Manuel Duran, an investigative journalist who was detained after reporting on the collusion between U.S. Immigration and Customs Enforcement (ICE) and local law enforcement in Memphis, Tennessee, has won his asylum case nearly four years after he was arrested.
Duran was arrested in April 2018 while covering a Memphis protest focused on local law enforcement’s practice of detaining suspected immigrants and handing them over to ICE. Duran was detained for 15 months.
“The positive resolution of my case today is a triumph in the fight to defend the First Amendment,” Duran said. “This victory is dedicated to all the journalists being persecuted in this moment, because no journalist should have to fear to do their job. El Salvador has been characterized as a country hostile to the press, especially during the Bukele administration.”
Duran’s case has received national attention as several organizations, focusing on the mistreatment of journalists around the world, filed amicus briefs on his behalf. Among them are the American Society of News Editors, Associated Press Media Editors, National Association of Hispanic Journalists, National Hispanic Media Coalition, PEN America and Reporters Without Borders.

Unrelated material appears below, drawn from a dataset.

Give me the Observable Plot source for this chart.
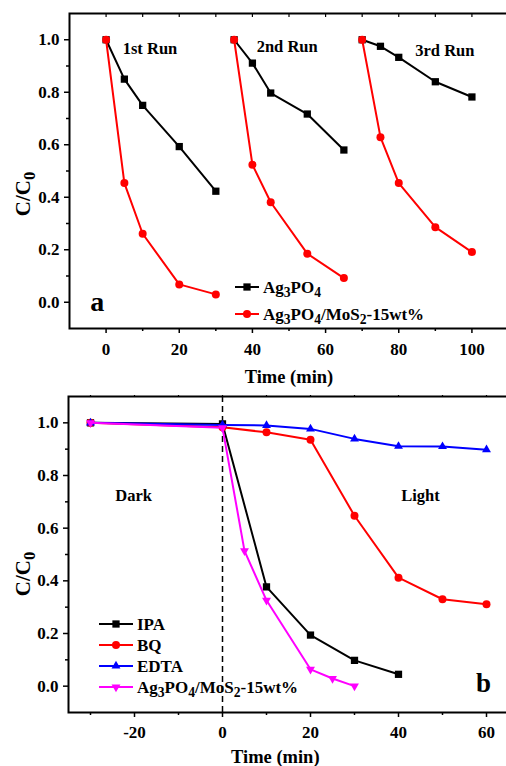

The Southern Poverty Law Center is part of the legal team that argued for Duran’s release from detention and for his asylum. The case included evidence of increasingly dangerous conditions faced by journalists in El Salvador, as well as those who publicly criticize the Salvadoran government.
“Manuel’s case has been a true team effort, anchored by him, his partner and her incredible family as well as by several lawyers across multiple time zones and advocates in Memphis, Atlanta and beyond,” said Gracie Willis, a senior lead attorney with the SPLC’s Southeast Immigrant Freedom Initiative. “The immigration courts don’t always do the right thing, so today’s victory was far from guaranteed.”
Willis continued: “Manuel endured so much to get to this point: an immigration detention system designed to force people to give up their cases by subjecting them to inhumane conditions, deportation attempts, and confronting repression of the press in his own hometown of Memphis. Manuel’s case is also a reminder that the vast majority of the more than 20,000 people in immigrant detention and the 1.5 million people in the immigration court backlog do not have access to this level of support, nor should it be required to win a case in an administrative agency. The path to this win reminds us of the need to end immigrant detention and reimagine our entire immigration court system. Still, today, after four arduous years, we can finally take a deep breath, knowing Manuel is safe.”
Casey Bryant, executive director of Advocates for Immigrant Rights, was lead counsel at the hearing in which Duran won asylum.
“I'm so honored to be a part of this litigation and to get to usher Manuel in the last lap of his very long journey seeking asylum in this country,” Bryant said. “The immigration judge noted that the First Amendment is one of the most cherished rights of this nation and thanked Manuel for his bravery in daring to report corruption in El Salvador. This was truly a group effort, with Manuel at the center, systematically laying his claim for asylum with his journalistic eloquence. He told me afterwards that he is now more empowered to fight for justice. As am I!”
Duran thanked both organizations for representing him in his fight for asylum.
“I am grateful in my heart to my lawyers with Southern Poverty Law Center for your impeccable work since my fight to remain in this country began in April 2018, and to Advocates for Immigrant Rights for representing me in my asylum case,” he said.